The questions surrounding the future of the Empire State Building are daunting, but the iconic property has recently notched sizable office leases and elevated tourist spending.
The landmark surged past 90 percent occupancy in recent weeks, the New York Post reported. The Midtown Manhattan property isn’t seeing many tourists stop by compared to pre-pandemic days, but the leasing performance is the factor staving off larger concerns about the building’s future.
LinkedIn last month added 25,000 square feet at the Empire State Building, bringing its total footprint at the property to 526,000 square feet. Starbucks also leased 26,000 square feet last month for offices of its own; the company relocated from 370 Seventh Avenue.

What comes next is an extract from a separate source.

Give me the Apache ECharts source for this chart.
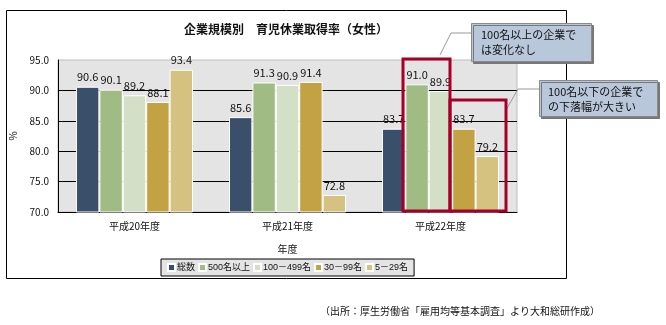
<!DOCTYPE html>
<html><head><meta charset="utf-8">
<script src="https://cdn.jsdelivr.net/npm/echarts@6/dist/echarts.min.js"></script>
<style>html,body{margin:0;padding:0;background:#fff}#c{width:666px;height:325px}</style>
</head><body><div id="c"></div>
<script>
const categories = ['平成20年度', '平成21年度', '平成22年度'];
const seriesNames = ['総数', '500名以上', '100－499名', '30－99名', '5－29名'];
const total = [90.6, 85.6, 83.7];
const over500 = [90.1, 91.3, 91.0];
const s100to499 = [89.2, 90.9, 89.9];
const s30to99 = [88.1, 91.4, 83.7];
const s5to29 = [93.4, 72.8, 79.2];
const yTicks = [70, 75, 80, 85, 90, 95];
const colors = ['#3a4f6a', '#a0bb84', '#d3dfc6', '#c3a244', '#d5c281'];
const values = [total, over500, s100to499, s30to99, s5to29];
const FONT = '"Noto Sans CJK JP", "Noto Sans", sans-serif';

const chart = echarts.init(document.getElementById('c'), null, {renderer: 'canvas'});
chart.setOption({
  animation: false,
  textStyle: {fontFamily: FONT},
  title: {
    text: '企業規模別　育児休業取得率（女性）',
    left: 179, top: 18,
    textStyle: {fontSize: 12, fontWeight: 'bold', color: '#111', fontFamily: FONT}
  },
  grid: {left: 58, right: 149, top: 60, bottom: 113, show: true,
    backgroundColor: '#e4e4e4', borderColor: '#bdbdbd', borderWidth: 1},
  legend: {
    data: seriesNames,
    left: 161, top: 259,
    backgroundColor: '#e4e4e4', borderColor: '#000', borderWidth: 1,
    padding: [4, 6], itemWidth: 7, itemHeight: 7, itemGap: 3,
    icon: 'rect',
    textStyle: {fontSize: 9, color: '#111', padding: [0, 0, 0, -3],
      fontFamily: '"Liberation Sans", "Noto Sans CJK JP", sans-serif'}
  },
  xAxis: {
    type: 'category', data: categories,
    name: '年度', nameLocation: 'middle', nameGap: 32,
    nameTextStyle: {fontSize: 10, color: '#111'},
    axisLine: {lineStyle: {color: '#000', width: 1}},
    axisTick: {inside: true, length: 3, lineStyle: {color: '#000'}},
    axisLabel: {fontSize: 10, color: '#111', margin: 9}
  },
  yAxis: {
    type: 'value', min: yTicks[0], max: yTicks[yTicks.length - 1], interval: 5,
    name: '%', nameLocation: 'middle', nameRotate: 90, nameGap: 36,
    nameTextStyle: {fontSize: 10, color: '#111'},
    axisLine: {show: true, lineStyle: {color: '#000', width: 1}},
    axisTick: {show: false},
    axisLabel: {fontSize: 10, color: '#111', margin: 9, formatter: v => v.toFixed(1)},
    splitLine: {show: true, showMaxLine: false, lineStyle: {color: '#000', width: 1}}
  },
  series: seriesNames.map((n, i) => ({
    name: n, type: 'bar', data: values[i],
    barGap: '0%', barCategoryGap: '23.5%',
    itemStyle: {color: colors[i], borderColor: '#fff', borderWidth: 1},
    label: {show: true, position: 'top', distance: 4, fontSize: 11, color: '#111',
      formatter: p => p.value.toFixed(1)}
  })),
  graphic: [
    {type: 'rect', shape: {x: 6.5, y: 10.5, width: 560, height: 268}, silent: true, z: -10,
      style: {fill: 'none', stroke: '#000', lineWidth: 1}},
    {type: 'polyline', shape: {points: [[471, 33], [451, 33], [440, 55]]}, z: 100,
      style: {fill: 'none', stroke: '#999', lineWidth: 1}},
    {type: 'polyline', shape: {points: [[539, 89], [518, 89], [506, 110]]}, z: 100,
      style: {fill: 'none', stroke: '#999', lineWidth: 1}},
    {type: 'rect', shape: {x: 403, y: 59, width: 47, height: 152}, z: 100,
      style: {fill: 'none', stroke: '#a5002a', lineWidth: 3}},
    {type: 'rect', shape: {x: 450, y: 100, width: 56, height: 111}, z: 100,
      style: {fill: 'none', stroke: '#a5002a', lineWidth: 3}},
    {type: 'rect', shape: {x: 471.5, y: 23.5, width: 120, height: 38}, z: 100,
      style: {fill: '#b9c7da', stroke: '#8a8a8a', lineWidth: 1,
        shadowBlur: 0, shadowOffsetX: 2, shadowOffsetY: 2, shadowColor: '#777'}},
    {type: 'text', left: 481, top: 27, z: 101,
      style: {text: '100名以上の企業で\nは変化なし', fontSize: 11, lineHeight: 15, fill: '#111', fontFamily: FONT}},
    {type: 'rect', shape: {x: 539.5, y: 80.5, width: 118, height: 36}, z: 100,
      style: {fill: '#b9c7da', stroke: '#8a8a8a', lineWidth: 1,
        shadowBlur: 0, shadowOffsetX: 2, shadowOffsetY: 2, shadowColor: '#777'}},
    {type: 'text', left: 548, top: 84, z: 101,
      style: {text: '100名以下の企業で\nの下落幅が大きい', fontSize: 11, lineHeight: 15, fill: '#111', fontFamily: FONT}},
    {type: 'text', right: 66, top: 306, z: 101,
      style: {text: '（出所：厚生労働省「雇用均等基本調査」より大和総研作成）', fontSize: 10, fill: '#111', fontFamily: FONT}}
  ]
});
</script></body></html>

The office space at the 2.7 million-square-foot, 102-story emblem of New York City is 90.2 percent leased, according to ESRT CEO Tony Malkin. That continues an upwards trajectory for the property, which was 87 percent leased early this year and 82 percent leased at the end of last year.
The overall availability rate in Manhattan for the third quarter was 19.4 percent, according to a report from Colliers. The occupancy rate across ESRT’s Manhattan portfolio last quarter was 90.5 percent.

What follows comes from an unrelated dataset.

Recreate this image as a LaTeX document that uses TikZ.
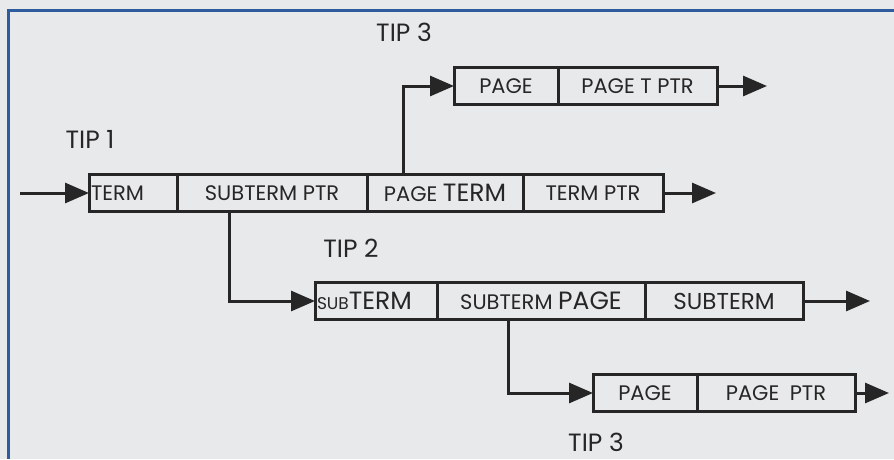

Revenue was also up at the Empire State Building Observatory, propped up by elevated spending despite visitation reported to be 71 percent of pre-pandemic levels. Revenue at the Observatory rose 13.6 percent from the second quarter and 14 percent year-over-year.
There have been questions about how the Empire State Building could compete with higher-quality and newer properties as leasing trends shake out in a post-pandemic, hybrid-work world. ESRT conducted a $550 million overhaul of the property’s infrastructure in 2006, but concerns have surfaced in recent years over the building’s future, including an office-to-residential conversion.